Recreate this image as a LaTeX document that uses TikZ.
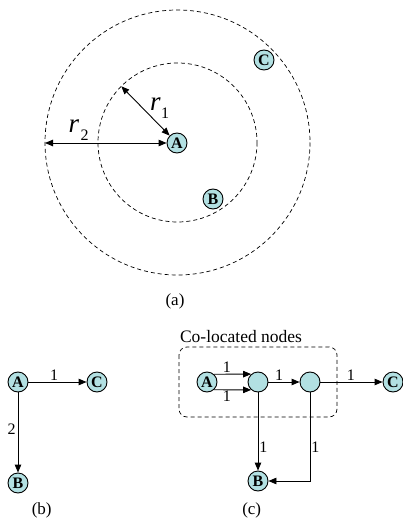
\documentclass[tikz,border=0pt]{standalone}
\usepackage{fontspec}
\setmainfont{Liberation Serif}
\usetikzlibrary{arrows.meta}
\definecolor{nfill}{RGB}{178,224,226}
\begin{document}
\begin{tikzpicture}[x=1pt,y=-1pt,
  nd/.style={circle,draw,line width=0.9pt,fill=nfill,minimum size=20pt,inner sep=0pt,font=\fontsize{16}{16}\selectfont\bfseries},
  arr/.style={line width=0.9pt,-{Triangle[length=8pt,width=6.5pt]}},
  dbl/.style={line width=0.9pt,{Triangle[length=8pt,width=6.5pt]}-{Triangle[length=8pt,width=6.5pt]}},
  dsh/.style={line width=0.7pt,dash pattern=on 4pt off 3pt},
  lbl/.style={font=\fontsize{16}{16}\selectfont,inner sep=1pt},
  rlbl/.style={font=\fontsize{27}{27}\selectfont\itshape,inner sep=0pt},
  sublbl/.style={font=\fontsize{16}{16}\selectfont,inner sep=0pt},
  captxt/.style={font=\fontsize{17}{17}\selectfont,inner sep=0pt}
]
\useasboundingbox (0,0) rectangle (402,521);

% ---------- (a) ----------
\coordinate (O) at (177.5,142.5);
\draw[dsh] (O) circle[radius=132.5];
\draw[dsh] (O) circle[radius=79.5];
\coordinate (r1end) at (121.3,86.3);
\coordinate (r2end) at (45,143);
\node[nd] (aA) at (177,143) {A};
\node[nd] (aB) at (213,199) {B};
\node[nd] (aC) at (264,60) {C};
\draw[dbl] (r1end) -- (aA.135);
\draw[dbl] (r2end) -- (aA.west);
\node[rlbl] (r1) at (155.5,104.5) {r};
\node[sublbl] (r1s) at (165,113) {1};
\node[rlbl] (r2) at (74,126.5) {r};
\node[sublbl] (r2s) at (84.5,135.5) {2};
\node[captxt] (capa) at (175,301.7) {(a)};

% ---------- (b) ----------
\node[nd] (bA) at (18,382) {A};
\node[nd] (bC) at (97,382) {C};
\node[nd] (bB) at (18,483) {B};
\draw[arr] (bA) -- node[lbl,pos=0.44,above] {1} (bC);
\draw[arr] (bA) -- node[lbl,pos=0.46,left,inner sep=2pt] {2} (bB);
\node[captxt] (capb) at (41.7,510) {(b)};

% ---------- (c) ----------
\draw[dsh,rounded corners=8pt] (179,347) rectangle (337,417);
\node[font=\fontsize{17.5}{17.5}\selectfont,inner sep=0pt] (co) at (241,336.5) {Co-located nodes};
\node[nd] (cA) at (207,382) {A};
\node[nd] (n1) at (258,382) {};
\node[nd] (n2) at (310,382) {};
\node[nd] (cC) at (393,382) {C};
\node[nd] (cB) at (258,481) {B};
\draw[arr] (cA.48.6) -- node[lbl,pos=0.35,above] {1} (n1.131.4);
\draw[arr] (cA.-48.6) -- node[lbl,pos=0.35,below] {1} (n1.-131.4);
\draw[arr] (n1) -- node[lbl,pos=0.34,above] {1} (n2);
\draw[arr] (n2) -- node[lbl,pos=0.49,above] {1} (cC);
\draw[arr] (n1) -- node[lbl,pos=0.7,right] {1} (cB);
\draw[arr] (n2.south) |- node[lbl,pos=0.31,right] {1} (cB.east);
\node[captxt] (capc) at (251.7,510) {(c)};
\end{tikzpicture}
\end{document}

* * *

Written instruction: Return the material line for line, from its beginning to the line that contains "(0,0) rectangle (402,521);", with the pictures left out.

Right answer:
Recreate this image as a LaTeX document that uses TikZ.
\documentclass[tikz,border=0pt]{standalone}
\usepackage{fontspec}
\setmainfont{Liberation Serif}
\usetikzlibrary{arrows.meta}
\definecolor{nfill}{RGB}{178,224,226}
\begin{document}
\begin{tikzpicture}[x=1pt,y=-1pt,
  nd/.style={circle,draw,line width=0.9pt,fill=nfill,minimum size=20pt,inner sep=0pt,font=\fontsize{16}{16}\selectfont\bfseries},
  arr/.style={line width=0.9pt,-{Triangle[length=8pt,width=6.5pt]}},
  dbl/.style={line width=0.9pt,{Triangle[length=8pt,width=6.5pt]}-{Triangle[length=8pt,width=6.5pt]}},
  dsh/.style={line width=0.7pt,dash pattern=on 4pt off 3pt},
  lbl/.style={font=\fontsize{16}{16}\selectfont,inner sep=1pt},
  rlbl/.style={font=\fontsize{27}{27}\selectfont\itshape,inner sep=0pt},
  sublbl/.style={font=\fontsize{16}{16}\selectfont,inner sep=0pt},
  captxt/.style={font=\fontsize{17}{17}\selectfont,inner sep=0pt}
]
\useasboundingbox (0,0) rectangle (402,521);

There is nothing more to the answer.